◆ Your goal: Locate and copy each line in the data that contains the word "page".
Start Records supplied
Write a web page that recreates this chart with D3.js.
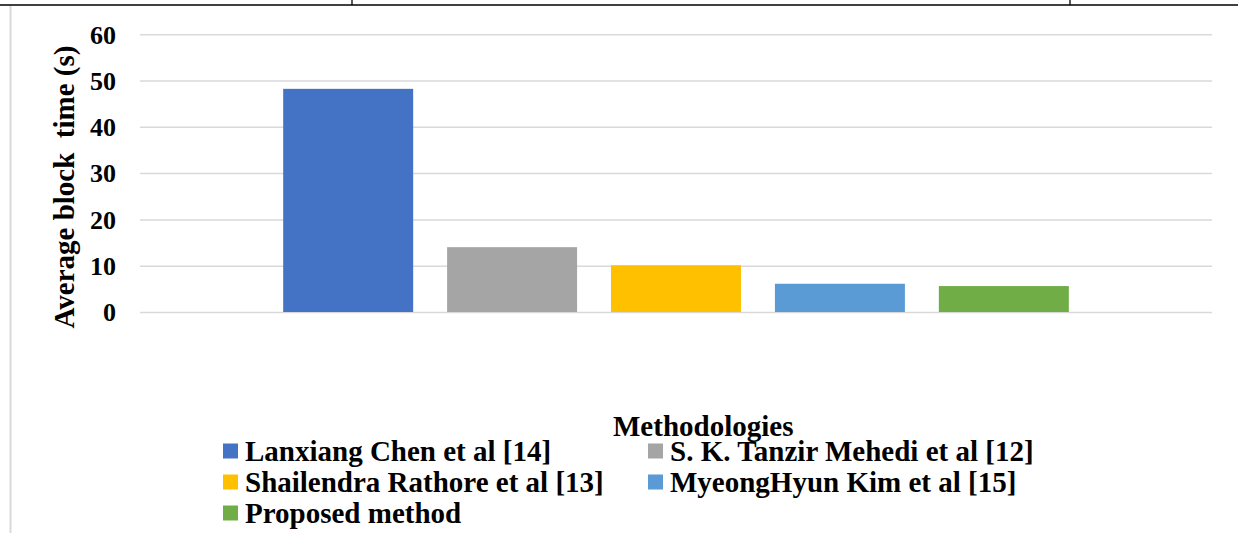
<!DOCTYPE html>
<html>
<head>
<meta charset="utf-8">
<script src="https://cdn.jsdelivr.net/npm/d3@7/dist/d3.min.js"></script>
<style>
  html, body { margin: 0; padding: 0; background: #fff; }
  svg text { font-family: "Liberation Serif", "Times New Roman", serif; font-weight: bold; fill: #000; }
</style>
</head>
<body>
<svg id="chart" width="1238" height="533"></svg>
<script>
const categories = ["Methodologies"];
const seriesNames = [
  "Lanxiang Chen et al [14]",
  "S. K. Tanzir Mehedi et al [12]",
  "Shailendra Rathore et al [13]",
  "MyeongHyun Kim et al [15]",
  "Proposed method"
];
const seriesValues = [48.2, 14, 10.1, 6.1, 5.6];
const seriesColors = ["#4472C4", "#A5A5A5", "#FFC000", "#5B9BD5", "#70AD47"];
const yTicks = [0, 10, 20, 30, 40, 50, 60];
const yTitle = "Average block  time (s)";

const svg = d3.select("#chart");
const W = 1238, H = 533;
svg.append("rect").attr("width", W).attr("height", H).attr("fill", "#fff");

// page fragments: table border at top and chart frame on left
svg.append("line").attr("x1", 0).attr("x2", W).attr("y1", 5).attr("y2", 5)
  .attr("stroke", "#000").attr("stroke-width", 1.6);
[352, 1070].forEach(x => svg.append("line").attr("x1", x).attr("x2", x)
  .attr("y1", 0).attr("y2", 5).attr("stroke", "#000").attr("stroke-width", 1.3));
svg.append("line").attr("x1", 10.5).attr("x2", 10.5).attr("y1", 6).attr("y2", H)
  .attr("stroke", "#d9d9d9").attr("stroke-width", 2);

const plot = { left: 140, right: 1212, top: 34.2, bottom: 312 };

const y = d3.scaleLinear().domain([0, 60]).range([plot.bottom, plot.top]);
const x0 = d3.scaleBand().domain(categories).range([plot.left, plot.right])
  .paddingInner(0).paddingOuter(0.154);
const x1 = d3.scaleBand().domain(seriesNames).range([0, x0.bandwidth()])
  .paddingInner(0.207).paddingOuter(0.1035);

// gridlines
const grid = d3.axisLeft(y).tickValues(yTicks).tickSize(-(plot.right - plot.left)).tickFormat("");
const gG = svg.append("g").attr("transform", `translate(${plot.left},0)`).call(grid);
gG.select(".domain").remove();
gG.selectAll(".tick line").attr("stroke", "#d9d9d9").attr("stroke-width", 1.5);

// y tick labels
const yAxis = d3.axisLeft(y).tickValues(yTicks).tickSize(0).tickPadding(24).tickFormat(d3.format("d"));
const yG = svg.append("g").attr("transform", `translate(${plot.left},0)`).call(yAxis);
yG.select(".domain").remove();
yG.selectAll("text").attr("font-size", 26).attr("font-family", "Liberation Serif")
  .attr("font-weight", "bold").attr("fill", "#000").attr("dy", "0.34em");

// bars
const gBars = svg.append("g");
categories.forEach(cat => {
  gBars.selectAll("rect.bar").data(seriesNames).enter().append("rect")
    .attr("class", "bar")
    .attr("x", (d) => x0(cat) + x1(d))
    .attr("width", x1.bandwidth())
    .attr("y", (d, i) => y(seriesValues[i]))
    .attr("height", (d, i) => y(0) - y(seriesValues[i]))
    .attr("fill", (d, i) => seriesColors[i]);
});

// y title
svg.append("text")
  .attr("transform", `translate(74,187) rotate(-90)`)
  .attr("text-anchor", "middle")
  .attr("font-size", 29)
  .style("white-space", "pre")
  .text(yTitle);

// x axis title
svg.append("text").attr("x", 613).attr("y", 436).attr("font-size", 29).text(categories[0]);

// legend
const legCols = d3.scalePoint().domain([0, 1]).range([223, 648]);
const legRows = d3.scalePoint().domain([0, 1, 2]).range([451, 513]);
const leg = svg.append("g").selectAll("g").data(seriesNames).enter().append("g")
  .attr("transform", (d, i) => `translate(${legCols(i % 2)},${legRows(Math.floor(i / 2))})`);
leg.append("rect").attr("x", 0).attr("y", -7.5).attr("width", 15).attr("height", 15)
  .attr("fill", (d, i) => seriesColors[i]);
leg.append("text").attr("x", 22).attr("y", 10).attr("font-size", 29).text(d => d);
</script>
</body>
</html>
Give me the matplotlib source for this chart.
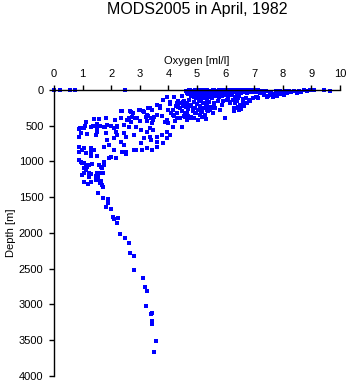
import matplotlib
matplotlib.use("Agg")
import matplotlib.pyplot as plt

plt.rcParams["font.family"] = ["Liberation Sans", "DejaVu Sans"]

# Oxygen (ml/l) and depth (m) of each bottle sample
surface_oxygen = [0.0, 0.2, 0.55, 0.72, 2.5, 9.45, 9.65]
surface_depth = [0, 0, 0, 5, 0, 0, 10]

upper_oxygen = [
    4.62, 4.70, 4.75, 4.80, 4.85, 4.90, 4.95, 5.00, 5.02, 5.05, 5.08, 5.10, 5.12, 5.15,
    5.18, 5.20, 5.22, 5.25, 5.28, 5.30, 5.32, 5.35, 5.38, 5.40, 5.42, 5.45, 5.48, 5.50,
    5.55, 5.58, 5.60, 5.65, 5.70, 5.72, 5.75, 5.80, 5.85, 5.90, 5.95, 6.00, 6.05, 6.10,
    6.15, 6.20, 6.25, 6.30, 6.35, 6.40, 6.45, 6.50, 6.55, 6.60, 6.65, 6.70, 6.75, 6.80,
    6.85, 6.90, 6.95, 7.00, 7.05, 7.10, 7.15, 7.20, 4.68, 4.78, 4.88, 4.98, 5.06, 5.14,
    5.24, 5.34, 5.44, 5.52, 5.62, 5.68, 5.78, 5.88, 5.98, 6.08, 6.22, 6.32, 6.48,
    4.72, 4.82, 4.92, 5.04, 5.16, 5.26, 5.36, 5.46, 5.56, 5.66, 5.76, 5.86, 5.96, 6.06,
    6.18, 6.28, 6.38, 6.52, 6.62, 6.72, 6.82, 6.92, 7.02, 7.12, 4.66, 4.86, 5.01, 5.21,
]
upper_depth = [
    10, 25, 5, 40, 15, 55, 30, 8, 45, 20, 70, 35, 5, 60,
    25, 85, 12, 50, 30, 100, 8, 65, 40, 20, 80, 10, 55, 30,
    15, 45, 5, 35, 20, 60, 10, 40, 25, 5, 50, 15, 30, 8,
    45, 20, 5, 35, 15, 60, 25, 5, 40, 15, 30, 5, 50, 20,
    10, 35, 5, 25, 15, 5, 30, 10, 60, 80, 95, 110, 125, 140,
    115, 130, 105, 120, 90, 75, 100, 85, 70, 90, 75, 100, 85,
    2, 18, 3, 28, 2, 38, 3, 15, 2, 22, 3, 12, 2, 18,
    3, 10, 2, 12, 3, 8, 2, 14, 2, 6, 45, 65, 90, 110,
]

mid_oxygen = [
    4.35, 4.45, 4.50, 4.55, 4.60, 4.65, 4.70, 4.72, 4.80, 4.85, 4.88, 4.92, 4.95, 5.00,
    5.05, 5.08, 5.12, 5.15, 5.20, 5.25, 5.28, 5.32, 5.38, 5.42, 5.48, 5.55, 5.58, 4.40,
    4.48, 4.58, 4.68, 4.78, 4.90, 5.02, 5.18, 5.30, 4.25, 4.30, 4.15, 4.20, 4.05, 4.10,
    5.34, 5.45, 5.51, 5.57, 5.86, 6.15, 6.33, 6.44, 6.62, 6.74, 5.98, 5.90, 6.10, 6.25,
    6.45, 6.60, 6.70, 6.85, 6.95, 7.05, 7.15, 6.50, 6.40, 6.55, 6.30, 6.65,
    3.82, 4.06, 3.59, 3.36, 3.71, 4.00, 4.29, 4.35, 4.52, 4.52, 4.76, 4.87, 5.10, 5.16,
    4.17, 4.29, 4.58, 4.64, 4.76, 3.47, 3.88, 4.00, 4.17, 4.46, 3.36, 3.47, 3.94, 4.06,
    3.77, 3.94, 3.59, 3.36, 3.59, 3.82, 3.59, 3.94, 3.82, 4.18, 4.47, 3.71, 4.35, 4.53,
    5.17, 5.35, 5.58, 5.75, 6.05, 6.16, 6.40, 6.51, 6.28, 6.46, 6.75, 6.81, 5.35, 5.81,
    5.63, 6.63, 4.41, 4.53, 4.23, 4.64, 4.94, 5.11, 3.94,
]
mid_depth = [
    150, 180, 210, 160, 240, 190, 270, 140, 220, 300, 170, 250, 330, 200,
    280, 160, 230, 310, 180, 260, 350, 210, 290, 170, 240, 320, 200, 260,
    300, 330, 360, 380, 400, 420, 380, 410, 230, 330, 280, 370, 200, 320,
    186, 280, 257, 233, 210, 163, 186, 233, 163, 186, 396, 150, 125, 140,
    120, 130, 110, 150, 120, 100, 115, 230, 260, 270, 290, 200,
    140, 163, 210, 257, 257, 280, 186, 233, 163, 210, 210, 257, 257, 303,
    350, 396, 373, 420, 396, 420, 443, 466, 513, 513, 536, 560, 583, 630,
    630, 676, 653, 653, 723, 746, 793, 106, 139, 93, 83, 232, 185, 232,
    278, 232, 185, 162, 139, 185, 162, 208, 255, 278, 185, 139, 278, 278,
    255, 232, 394, 370, 440, 324, 324, 347, 417,
]

right_oxygen = [
    7.25, 7.30, 7.35, 7.40, 7.50, 7.55, 7.60, 7.65, 7.70, 7.75, 7.80, 7.85, 7.90, 7.95,
    8.00, 8.05, 8.10, 8.15, 8.20, 8.30, 8.40, 8.50, 8.55, 8.65, 8.75, 8.85, 8.95, 7.10,
    7.22, 7.45, 7.57, 7.80, 8.04, 8.27, 8.62, 9.09,
]
right_depth = [
    40, 20, 70, 10, 90, 50, 30, 100, 60, 20, 80, 40, 15, 60,
    35, 75, 20, 50, 10, 30, 15, 40, 10, 25, 5, 15, 0, 93,
    46, 93, 69, 69, 46, 23, 23, 0,
]

lower_oxygen = [
    2.39, 2.68, 2.74, 2.97, 3.15, 3.32, 3.44, 3.26, 2.91, 3.21, 3.38, 3.50, 2.33, 2.62,
    2.68, 1.40, 1.57, 1.81, 1.11, 1.52, 1.75, 1.86, 1.28, 1.05, 2.10, 2.21, 2.45, 2.62,
    2.86, 3.03, 3.26, 0.87, 0.93, 0.87, 1.17, 1.46, 1.52, 1.81, 2.16, 2.21, 2.45, 2.51,
    2.80, 3.15, 3.38, 1.86, 2.10, 2.33, 0.87, 1.05, 1.28, 1.40, 1.75, 1.92, 2.10, 2.45,
    2.51, 2.80, 3.09, 3.26, 3.44, 0.87, 1.11, 3.30, 3.12, 3.01, 2.77, 2.65, 2.36, 2.13,
    2.36, 2.54, 2.83, 3.01, 3.24, 1.49, 1.60, 1.37, 0.90, 1.08, 2.01, 2.19, 1.78, 3.59,
    3.42, 3.77, 3.30, 3.42, 3.06,
]
lower_depth = [
    289, 303, 373, 280, 303, 257, 280, 350, 396, 373, 396, 373, 396, 396,
    443, 410, 410, 396, 452, 480, 513, 490, 513, 527, 527, 513, 490, 513,
    513, 560, 583, 550, 606, 653, 620, 630, 583, 606, 583, 630, 606, 653,
    630, 676, 700, 700, 676, 723, 793, 816, 807, 840, 793, 770, 840, 770,
    863, 840, 840, 816, 840, 863, 886, 255, 301, 278, 324, 301, 301, 417,
    394, 417, 394, 440, 440, 532, 509, 500, 532, 509, 500, 509, 519, 347,
    394, 370, 370, 470, 740,
]

deep_oxygen = [
    0.87, 0.99, 1.11, 1.28, 1.28, 1.52, 1.75, 1.92, 1.98, 2.16, 2.39, 2.51, 2.86, 3.09,
    0.87, 0.93, 0.99, 1.05, 1.11, 1.17, 1.22, 1.34, 1.57, 1.63, 1.69, 1.75, 1.05, 1.11,
    0.99, 1.05, 1.22, 1.28, 1.52, 1.63, 1.72, 1.22, 1.46, 1.55, 1.05, 1.28, 1.46, 1.52,
    1.63, 1.20, 1.61, 1.67, 1.72,
    1.55, 1.72, 1.90, 1.90, 1.82, 1.99, 2.05, 2.11, 2.23, 2.21, 2.31, 2.48, 2.62, 2.66,
    2.80, 2.80, 3.12, 3.18, 3.26, 3.22, 3.44, 3.39, 3.44, 3.42, 3.56, 3.50,
]
deep_depth = [
    862, 839, 876, 862, 923, 923, 1002, 956, 932, 956, 862, 895, 839, 839,
    979, 1002, 1026, 1026, 1049, 1072, 1049, 1035, 1049, 1072, 1095, 1049, 1095, 1119,
    1189, 1165, 1165, 1175, 1165, 1156, 1165, 1212, 1203, 1221, 1282, 1282, 1259, 1249,
    1268, 1319, 1305, 1329, 1352,
    1437, 1516, 1530, 1576, 1632, 1670, 1772, 1805, 1795, 1856, 2019, 2066, 2145, 2285,
    2322, 2518, 2626, 2760, 2808, 3022, 3115, 3138, 3232, 3278, 3512, 3670,
]

oxygen = surface_oxygen + upper_oxygen + mid_oxygen + right_oxygen + lower_oxygen + deep_oxygen
depth = surface_depth + upper_depth + mid_depth + right_depth + lower_depth + deep_depth

fig = plt.figure(figsize=(3.48, 3.84), dpi=100)
ax = fig.add_axes([0.155, 0.021, 0.822, 0.745])

ax.scatter(oxygen, depth, s=6, marker="s", color="#0000ff", linewidths=0, clip_on=False)

ax.set_xlim(0, 10)
ax.set_ylim(4000, 0)
ax.set_xticks(range(0, 11))
ax.set_yticks(range(0, 4001, 500))

ax.xaxis.tick_top()
ax.xaxis.set_label_position("top")
ax.spines["right"].set_visible(False)
ax.spines["bottom"].set_visible(False)
for side in ("left", "top"):
    ax.spines[side].set_linewidth(1.0)
ax.tick_params(length=3.5, width=1.0, labelsize=8, pad=4)

ax.set_xlabel("Oxygen [ml/l]", fontsize=8, labelpad=4)
ax.set_ylabel("Depth [m]", fontsize=8, labelpad=2)
fig.text(0.567, 0.974, "MODS2005 in April, 1982", ha="center", va="center", fontsize=11.5)

fig.savefig("out.png", dpi=100)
End Records supplied
◆ Answer:
Write a web page that recreates this chart with D3.js.
// page fragments: table border at top and chart frame on left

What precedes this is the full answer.